> **What is required**
Reproduce the listing word for word, leaving every picture behind.

•••

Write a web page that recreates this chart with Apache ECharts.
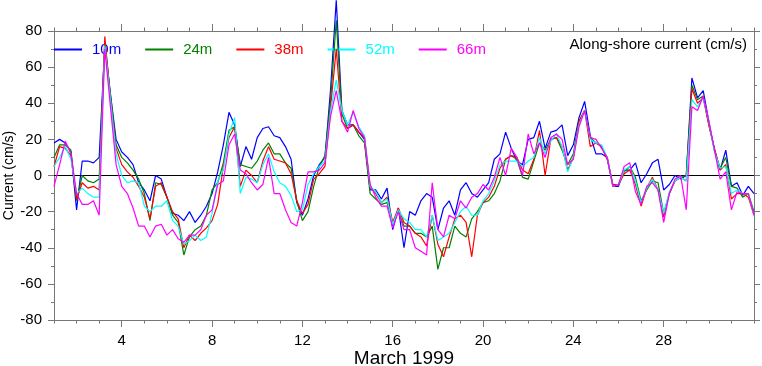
<!DOCTYPE html>
<html><head><meta charset="utf-8">
<script src="https://cdn.jsdelivr.net/npm/echarts@6/dist/echarts.min.js"></script>
<style>html,body{margin:0;padding:0;background:#fff}#c{width:762px;height:366px}</style>
</head><body><div id="c"></div>
<script>
// Time axis: March 1999, day 1 to day 32, samples every 6 hours
const dayStart = 1, dayStep = 0.25;
const majorDays = [4, 8, 12, 16, 20, 24, 28];
const seriesNames = ['10m', '24m', '38m', '52m', '66m'];
const seriesColors = ['#0000ff', '#008200', '#ff0000', '#00ffff', '#ff00ff'];

const s10 = [18,20,18,13,-19,8,8,7,10,72,45,20,13,10,6,-4,-8,-14,0,-2,-12,-21,-22,-25,-20,
 -26,-22,-17,-10,2,17,35,28,5,16,9,21,26,27,22,21,16,9,-15,-22,-13,0,6,10,48,97,
 36,28,28,24,20,-8,-8,-13,-7,-30,-18,-40,-20,-22,-14,-10,-12,-30,-18,-14,-22,-8,-4,-10,-12,
 -8,-4,9,12,24,15,8,6,20,21,30,15,24,25,28,11,17,32,41,22,12,12,10,-6,
 -6,3,3,7,-4,1,7,9,-8,-5,0,-2,0,54,43,47,30,14,3,14,-6,-4,-11,-6,-10];
const s24 = [10,17,17,14,-14,0,-3,-4,-2,74,45,17,10,7,3,-2,-10,-25,-4,-5,-12,-22,-26,-44,-34,
 -30,-28,-22,-8,-4,7,25,27,6,5,4,8,14,18,12,12,7,4,-14,-25,-20,-6,5,11,42,86,
 34,26,28,22,18,-10,-13,-16,-15,-26,-20,-28,-28,-32,-32,-34,-28,-52,-40,-40,-28,-32,-34,-24,-20,
 -15,-14,-10,-3,9,11,9,-1,-2,8,18,14,20,21,14,6,12,30,36,21,18,16,9,-5,
 -5,2,5,-1,-14,-8,-3,-4,-21,-10,-3,-1,0,50,42,44,28,14,4,10,-6,-7,-12,-10,-20];
const s38 = [5,16,15,11,-13,-4,-7,-6,-8,77,42,15,6,2,-1,-6,-12,-24,-6,-4,-12,-20,-24,-40,-33,
 -36,-32,-29,-25,-16,5,21,27,-6,3,0,-4,8,16,9,8,7,1,-14,-21,-16,-2,1,5,38,70,
 30,26,28,24,21,-6,-10,-15,-12,-26,-18,-26,-28,-32,-34,-39,-22,-38,-45,-34,-24,-22,-26,-45,-22,
 -15,-12,-6,4,9,11,10,3,1,9,25,0,20,21,16,3,10,30,36,16,18,16,9,-5,
 -5,1,3,-5,-17,-7,-1,-8,-23,-10,-3,-1,-3,48,40,43,28,15,3,6,-13,-10,-10,-12,-22];
const s52 = [5,10,16,9,-10,-7,-10,-12,-12,72,42,12,0,-4,-3,-4,-17,-20,-17,-17,-14,-25,-28,-38,-36,
 -33,-36,-34,-21,-3,3,23,32,-10,-1,-2,-4,6,12,2,-4,-6,-11,-20,-19,-5,1,5,8,36,53,
 36,28,35,27,22,-6,-9,-15,-13,-27,-19,-24,-26,-30,-30,-34,-22,-36,-34,-32,-26,-20,-17,-22,-22,
 -14,-10,-3,6,8,8,8,5,8,10,21,12,19,23,16,2,10,28,36,20,18,17,10,-6,
 -5,3,5,-3,-15,-7,-2,-8,-21,-9,-3,-1,-3,42,38,43,30,13,4,5,-10,-8,-10,-10,-22];
const s66 = [-6,6,19,12,-10,-16,-16,-14,-22,70,38,6,-6,-10,-18,-28,-28,-34,-28,-27,-33,-30,-35,-37,-33,
 -33,-30,-22,-19,-5,-3,17,23,3,1,-4,-8,-5,10,-10,-10,-19,-26,-28,-15,2,2,3,7,33,47,
 30,24,36,26,21,-5,-12,-17,-17,-29,-20,-30,-30,-40,-42,-44,-4,-30,-34,-22,-24,-14,-18,-12,-10,
 -5,-8,-1,10,0,15,10,0,23,12,18,10,21,23,20,6,9,27,36,21,20,15,10,-6,
 -5,5,7,-9,-16,-6,-4,-8,-26,-10,-2,0,-19,38,36,44,30,14,-2,2,-19,-9,-10,-10,-22];
const allSeries = [s10, s24, s38, s52, s66];

const FONT = '"Liberation Sans", Arial, Helvetica, sans-serif';
const AX = '#777';
const chart = echarts.init(document.getElementById('c'), null, {renderer: 'canvas'});

function xAx(pos, major, withLabel) {
  const a = {
    type: 'value', min: 1, max: 32, position: pos, gridIndex: 0,
    splitLine: {show: false},
    axisLine: {show: major, onZero: false, lineStyle: {color: AX, width: 1}},
    axisTick: {show: true, inside: false, length: major ? 7 : 3.5, lineStyle: {color: AX, width: 1}},
    axisLabel: {show: false}
  };
  if (major) {
    a.axisTick.customValues = majorDays;
    if (withLabel) {
      a.axisLabel = {show: true, customValues: majorDays, fontSize: 15, color: '#000', fontFamily: FONT, margin: 13};
      a.name = 'March 1999';
      a.nameLocation = 'middle';
      a.nameGap = 29;
      a.nameMoveOverlap = false;
      a.nameTextStyle = {fontSize: 19, color: '#000', fontFamily: FONT, verticalAlign: 'top'};
    }
  } else {
    a.interval = 1;
  }
  return a;
}
function yAx(pos, withLabel) {
  const a = {
    type: 'value', min: -80, max: 80, interval: 20, position: pos,
    splitLine: {show: false},
    axisLine: {show: true, onZero: false, lineStyle: {color: AX, width: 1}},
    axisTick: {show: true, inside: false, length: 6, lineStyle: {color: AX}},
    minorTick: {show: true, splitNumber: 2, length: 3, lineStyle: {color: AX}},
    axisLabel: {show: withLabel, fontSize: 15, color: '#000', fontFamily: FONT, margin: 12}
  };
  if (withLabel) {
    a.name = 'Current (cm/s)';
    a.nameLocation = 'middle';
    a.nameGap = 38;
    a.nameMoveOverlap = false;
    a.nameTextStyle = {fontSize: 14, color: '#000', fontFamily: FONT};
  }
  return a;
}

const series = seriesNames.map((n, k) => ({
  name: n, type: 'line', xAxisIndex: 0, yAxisIndex: 0,
  data: allSeries[k].map((v, i) => [dayStart + i * dayStep, v]),
  showSymbol: false, symbol: 'none', clip: false, z: 3 + k,
  lineStyle: {color: seriesColors[k], width: 1.2},
  itemStyle: {color: seriesColors[k]},
  animation: false
}));
series[0].markLine = {
  silent: true, symbol: 'none', label: {show: false},
  lineStyle: {color: '#000', width: 1, type: 'solid'},
  data: [{yAxis: 0}], animation: false, z: 2
};

chart.setOption({
  animation: false,
  backgroundColor: '#fff',
  grid: {left: 54, right: 8, top: 31, bottom: 46, containLabel: false, outerBoundsMode: 'none'},
  title: {text: 'Along-shore current (cm/s)', right: 15, top: 37, padding: 0,
    textStyle: {fontSize: 15, fontWeight: 'normal', color: '#000', fontFamily: FONT}},
  legend: {
    left: 54, top: 42, padding: 0, itemWidth: 28, itemHeight: 2, itemGap: 24, icon: 'rect',
    textStyle: {fontSize: 15, fontFamily: FONT, padding: [0, 0, 0, 5]},
    data: seriesNames.map((n, k) => ({name: n, textStyle: {color: seriesColors[k]}}))
  },
  xAxis: [xAx('bottom', true, true), xAx('bottom', false, false), xAx('top', true, false), xAx('top', false, false)],
  yAxis: [yAx('left', true), yAx('right', false)],
  series: series
});
</script></body></html>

•••

> **Response to this exercise**
Write a web page that recreates this chart with Apache ECharts.
<!DOCTYPE html>
<html><head><meta charset="utf-8">
<script src="https://cdn.jsdelivr.net/npm/echarts@6/dist/echarts.min.js"></script>
<style>html,body{margin:0;padding:0;background:#fff}#c{width:762px;height:366px}</style>
</head><body><div id="c"></div>
<script>
// Time axis: March 1999, day 1 to day 32, samples every 6 hours
const dayStart = 1, dayStep = 0.25;
const majorDays = [4, 8, 12, 16, 20, 24, 28];
const seriesNames = ['10m', '24m', '38m', '52m', '66m'];
const seriesColors = ['#0000ff', '#008200', '#ff0000', '#00ffff', '#ff00ff'];

const s10 = [18,20,18,13,-19,8,8,7,10,72,45,20,13,10,6,-4,-8,-14,0,-2,-12,-21,-22,-25,-20,
 -26,-22,-17,-10,2,17,35,28,5,16,9,21,26,27,22,21,16,9,-15,-22,-13,0,6,10,48,97,
 36,28,28,24,20,-8,-8,-13,-7,-30,-18,-40,-20,-22,-14,-10,-12,-30,-18,-14,-22,-8,-4,-10,-12,
 -8,-4,9,12,24,15,8,6,20,21,30,15,24,25,28,11,17,32,41,22,12,12,10,-6,
 -6,3,3,7,-4,1,7,9,-8,-5,0,-2,0,54,43,47,30,14,3,14,-6,-4,-11,-6,-10];
const s24 = [10,17,17,14,-14,0,-3,-4,-2,74,45,17,10,7,3,-2,-10,-25,-4,-5,-12,-22,-26,-44,-34,
 -30,-28,-22,-8,-4,7,25,27,6,5,4,8,14,18,12,12,7,4,-14,-25,-20,-6,5,11,42,86,
 34,26,28,22,18,-10,-13,-16,-15,-26,-20,-28,-28,-32,-32,-34,-28,-52,-40,-40,-28,-32,-34,-24,-20,
 -15,-14,-10,-3,9,11,9,-1,-2,8,18,14,20,21,14,6,12,30,36,21,18,16,9,-5,
 -5,2,5,-1,-14,-8,-3,-4,-21,-10,-3,-1,0,50,42,44,28,14,4,10,-6,-7,-12,-10,-20];
const s38 = [5,16,15,11,-13,-4,-7,-6,-8,77,42,15,6,2,-1,-6,-12,-24,-6,-4,-12,-20,-24,-40,-33,
 -36,-32,-29,-25,-16,5,21,27,-6,3,0,-4,8,16,9,8,7,1,-14,-21,-16,-2,1,5,38,70,
 30,26,28,24,21,-6,-10,-15,-12,-26,-18,-26,-28,-32,-34,-39,-22,-38,-45,-34,-24,-22,-26,-45,-22,
 -15,-12,-6,4,9,11,10,3,1,9,25,0,20,21,16,3,10,30,36,16,18,16,9,-5,
 -5,1,3,-5,-17,-7,-1,-8,-23,-10,-3,-1,-3,48,40,43,28,15,3,6,-13,-10,-10,-12,-22];
const s52 = [5,10,16,9,-10,-7,-10,-12,-12,72,42,12,0,-4,-3,-4,-17,-20,-17,-17,-14,-25,-28,-38,-36,
 -33,-36,-34,-21,-3,3,23,32,-10,-1,-2,-4,6,12,2,-4,-6,-11,-20,-19,-5,1,5,8,36,53,
 36,28,35,27,22,-6,-9,-15,-13,-27,-19,-24,-26,-30,-30,-34,-22,-36,-34,-32,-26,-20,-17,-22,-22,
 -14,-10,-3,6,8,8,8,5,8,10,21,12,19,23,16,2,10,28,36,20,18,17,10,-6,
 -5,3,5,-3,-15,-7,-2,-8,-21,-9,-3,-1,-3,42,38,43,30,13,4,5,-10,-8,-10,-10,-22];
const s66 = [-6,6,19,12,-10,-16,-16,-14,-22,70,38,6,-6,-10,-18,-28,-28,-34,-28,-27,-33,-30,-35,-37,-33,
 -33,-30,-22,-19,-5,-3,17,23,3,1,-4,-8,-5,10,-10,-10,-19,-26,-28,-15,2,2,3,7,33,47,
 30,24,36,26,21,-5,-12,-17,-17,-29,-20,-30,-30,-40,-42,-44,-4,-30,-34,-22,-24,-14,-18,-12,-10,
 -5,-8,-1,10,0,15,10,0,23,12,18,10,21,23,20,6,9,27,36,21,20,15,10,-6,
 -5,5,7,-9,-16,-6,-4,-8,-26,-10,-2,0,-19,38,36,44,30,14,-2,2,-19,-9,-10,-10,-22];
const allSeries = [s10, s24, s38, s52, s66];

const FONT = '"Liberation Sans", Arial, Helvetica, sans-serif';
const AX = '#777';
const chart = echarts.init(document.getElementById('c'), null, {renderer: 'canvas'});

function xAx(pos, major, withLabel) {
  const a = {
    type: 'value', min: 1, max: 32, position: pos, gridIndex: 0,
    splitLine: {show: false},
    axisLine: {show: major, onZero: false, lineStyle: {color: AX, width: 1}},
    axisTick: {show: true, inside: false, length: major ? 7 : 3.5, lineStyle: {color: AX, width: 1}},
    axisLabel: {show: false}
  };
  if (major) {
    a.axisTick.customValues = majorDays;
    if (withLabel) {
      a.axisLabel = {show: true, customValues: majorDays, fontSize: 15, color: '#000', fontFamily: FONT, margin: 13};
      a.name = 'March 1999';
      a.nameLocation = 'middle';
      a.nameGap = 29;
      a.nameMoveOverlap = false;
      a.nameTextStyle = {fontSize: 19, color: '#000', fontFamily: FONT, verticalAlign: 'top'};
    }
  } else {
    a.interval = 1;
  }
  return a;
}
function yAx(pos, withLabel) {
  const a = {
    type: 'value', min: -80, max: 80, interval: 20, position: pos,
    splitLine: {show: false},
    axisLine: {show: true, onZero: false, lineStyle: {color: AX, width: 1}},
    axisTick: {show: true, inside: false, length: 6, lineStyle: {color: AX}},
    minorTick: {show: true, splitNumber: 2, length: 3, lineStyle: {color: AX}},
    axisLabel: {show: withLabel, fontSize: 15, color: '#000', fontFamily: FONT, margin: 12}
  };
  if (withLabel) {
    a.name = 'Current (cm/s)';
    a.nameLocation = 'middle';
    a.nameGap = 38;
    a.nameMoveOverlap = false;
    a.nameTextStyle = {fontSize: 14, color: '#000', fontFamily: FONT};
  }
  return a;
}

const series = seriesNames.map((n, k) => ({
  name: n, type: 'line', xAxisIndex: 0, yAxisIndex: 0,
  data: allSeries[k].map((v, i) => [dayStart + i * dayStep, v]),
  showSymbol: false, symbol: 'none', clip: false, z: 3 + k,
  lineStyle: {color: seriesColors[k], width: 1.2},
  itemStyle: {color: seriesColors[k]},
  animation: false
}));
series[0].markLine = {
  silent: true, symbol: 'none', label: {show: false},
  lineStyle: {color: '#000', width: 1, type: 'solid'},
  data: [{yAxis: 0}], animation: false, z: 2
};

chart.setOption({
  animation: false,
  backgroundColor: '#fff',
  grid: {left: 54, right: 8, top: 31, bottom: 46, containLabel: false, outerBoundsMode: 'none'},
  title: {text: 'Along-shore current (cm/s)', right: 15, top: 37, padding: 0,
    textStyle: {fontSize: 15, fontWeight: 'normal', color: '#000', fontFamily: FONT}},
  legend: {
    left: 54, top: 42, padding: 0, itemWidth: 28, itemHeight: 2, itemGap: 24, icon: 'rect',
    textStyle: {fontSize: 15, fontFamily: FONT, padding: [0, 0, 0, 5]},
    data: seriesNames.map((n, k) => ({name: n, textStyle: {color: seriesColors[k]}}))
  },
  xAxis: [xAx('bottom', true, true), xAx('bottom', false, false), xAx('top', true, false), xAx('top', false, false)],
  yAxis: [yAx('left', true), yAx('right', false)],
  series: series
});
</script></body></html>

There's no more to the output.